# THE RECORDS
· · · · ·

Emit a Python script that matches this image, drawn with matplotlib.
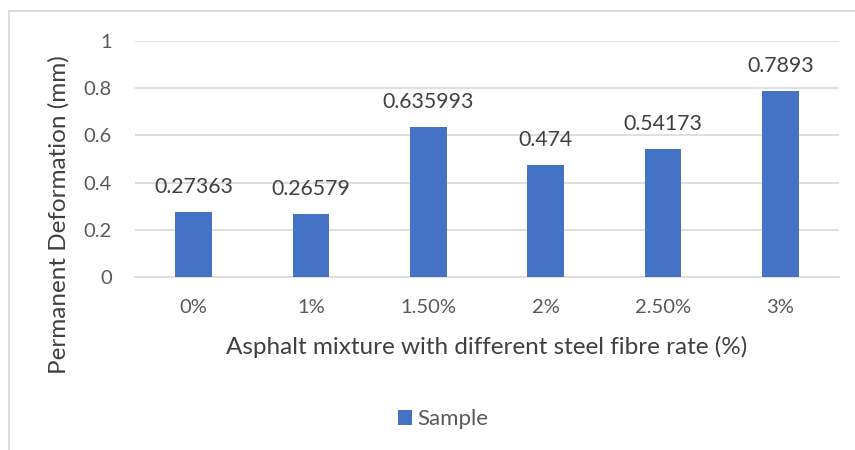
import matplotlib
matplotlib.use("Agg")
import matplotlib.pyplot as plt
from matplotlib.lines import Line2D
from matplotlib.patches import Patch

categories = ["0%", "1%", "1.50%", "2%", "2.50%", "3%"]
values = [0.27363, 0.26579, 0.635993, 0.474, 0.54173, 0.7893]
labels = ["0.27363", "0.26579", "0.635993", "0.474", "0.54173", "0.7893"]
yticks = [0, 0.2, 0.4, 0.6, 0.8, 1]
ytick_labels = ["0", "0.2", "0.4", "0.6", "0.8", "1"]

W, H = 855, 450
plt.rcParams['font.family'] = ['Lato', 'DejaVu Sans']
fig = plt.figure(figsize=(W / 100, H / 100), dpi=100)
fig.patch.set_facecolor("white")

# chart border (top and left visible)
fig.add_artist(Line2D([9 / W, 1], [1 - 11 / H, 1 - 11 / H], color="#D9D9D9", lw=1.3))
fig.add_artist(Line2D([9 / W, 9 / W], [0, 1 - 11 / H], color="#D9D9D9", lw=1.3))

left, right, top, bottom = 135, 839, 41, 277
ax = fig.add_axes([left / W, 1 - bottom / H, (right - left) / W, (bottom - top) / H])
x = list(range(len(categories)))
bars = ax.bar(x, values, width=0.31, color="#4472C4", zorder=3)
ax.set_xlim(-0.5, len(categories) - 0.5)
ax.set_ylim(0, 1)
ax.set_yticks(yticks)
ax.set_yticklabels(ytick_labels)
ax.set_xticks(x)
ax.set_xticklabels(categories)
ax.tick_params(axis="both", length=0, labelsize=14.5, labelcolor="#595959")
ax.tick_params(axis="y", pad=16.5)
ax.tick_params(axis="x", pad=16)
ax.grid(axis="y", color="#D9D9D9", lw=1.2, zorder=0)
for s in ["top", "right", "left"]:
    ax.spines[s].set_visible(False)
ax.spines["bottom"].set_color("#D9D9D9")
ax.spines["bottom"].set_linewidth(1.2)

for xi, v, lab in zip(x, values, labels):
    ax.annotate(lab, (xi, v), xytext=(0, 25), textcoords="offset pixels",
                ha="center", va="center", fontsize=15.3, color="#404040")

fig.text(487 / W, 1 - 347 / H, "Asphalt mixture with different steel fibre rate (%)",
         ha="center", va="center", fontsize=17.5, color="#404040")
fig.text(59 / W, 1 - 215 / H, "Permanent Deformation (mm)", rotation=90,
         ha="center", va="center", fontsize=17.5, color="#404040")

handle = Patch(facecolor="#4472C4", edgecolor="none")
leg = fig.legend([handle], ["Sample"], loc="center", bbox_to_anchor=(443 / W, 1 - 419 / H),
                 frameon=False, fontsize=16, handlelength=0.65, handleheight=0.65,
                 handletextpad=0.25, labelcolor="#595959", borderpad=0, borderaxespad=0)

fig.savefig("out.png", dpi=100, facecolor="white")
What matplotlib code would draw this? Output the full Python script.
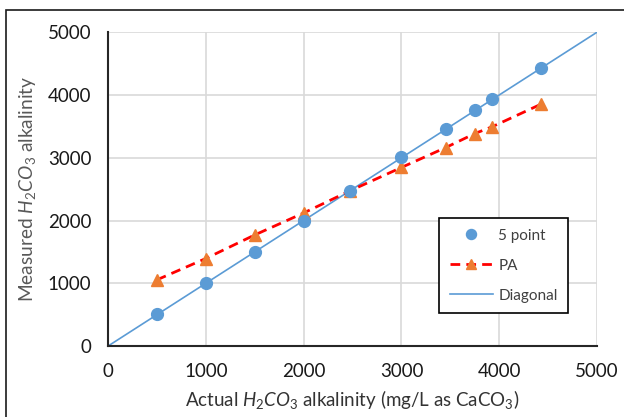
import matplotlib
matplotlib.use("Agg")
import matplotlib.pyplot as plt
from matplotlib.patches import Rectangle

# actual vs measured alkalinity (mg/L as CaCO3)
actual = [500, 1000, 1500, 2000, 2470, 3000, 3450, 3750, 3930, 4430]
five_point = [510, 1005, 1500, 2000, 2470, 3010, 3450, 3760, 3940, 4430]
pa = [1055, 1395, 1770, 2120, 2470, 2845, 3160, 3385, 3495, 3855]
diag = [0, 5000]

plt.rcParams["font.family"] = ["Lato", "DejaVu Sans"]
plt.rcParams["mathtext.fontset"] = "custom"
plt.rcParams["mathtext.rm"] = "Lato"
plt.rcParams["mathtext.it"] = "Lato:italic"

fig = plt.figure(figsize=(6.24, 4.17), dpi=100)
ax = fig.add_axes([0.173, 0.170, 0.784, 0.753])

# outer chart frame (left/top edges visible)
fig.patches.append(Rectangle((6 / 624, -0.05), 1.2, 1 - 10 / 417 + 0.05,
                             transform=fig.transFigure, fill=False,
                             edgecolor="#1a1a1a", linewidth=1.2))

ax.plot(actual, five_point, "o", color="#5b9bd5", markersize=8.5,
        label="5 point", zorder=4)
ax.plot(actual, pa, linestyle=(0, (3.5, 2.2)), color="#ff0000", linewidth=2,
        marker="^", markersize=8.5, markerfacecolor="#ed7d31",
        markeredgecolor="#ed7d31", label="PA", zorder=3)
ax.plot(diag, diag, color="#5b9bd5", linewidth=1.2, label="Diagonal", zorder=2)

ax.set_xlim(0, 5000); ax.set_ylim(0, 5000)
ax.set_xticks(range(0, 5001, 1000)); ax.set_yticks(range(0, 5001, 1000))
ax.grid(True, color="#d9d9d9", linewidth=1.2)
ax.set_axisbelow(True)
for s in ["top", "right"]:
    ax.spines[s].set_visible(False)
for s in ["left", "bottom"]:
    ax.spines[s].set_color("#262626"); ax.spines[s].set_linewidth(1.5)
ax.tick_params(length=0, labelsize=13.5, colors="#1a1a1a")
ax.tick_params(axis="y", pad=12)
ax.tick_params(axis="x", pad=12)

ax.set_xlabel(r"Actual $H_2CO_3$ alkalinity (mg/L as CaCO$_3$)",
              fontsize=13.5, color="#333333", labelpad=6)
ax.set_ylabel(r"Measured $H_2CO_3$ alkalinity", fontsize=13.8,
              color="#595959", labelpad=7)

leg = ax.legend(loc="upper right", bbox_to_anchor=(0.941, 0.408),
                borderaxespad=0, fancybox=False, edgecolor="black",
                framealpha=1, fontsize=11, labelspacing=1.05,
                handlelength=2.8, borderpad=0.7, handletextpad=0.35,
                markerscale=0.85)
leg.get_frame().set_linewidth(1.2)
for t in leg.get_texts():
    t.set_color("#404040")

fig.savefig("out.png", dpi=100)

· · · · ·

# WHAT TO PRODUCE
Keep the images out of the copy. Repeat word for word only the lines from the one containing "What matplotlib code" through the one containing "from matplotlib.patches import Rectangle", both ends included.

# EXERCISE RESPONSE
What matplotlib code would draw this? Output the full Python script.
import matplotlib
matplotlib.use("Agg")
import matplotlib.pyplot as plt
from matplotlib.patches import Rectangle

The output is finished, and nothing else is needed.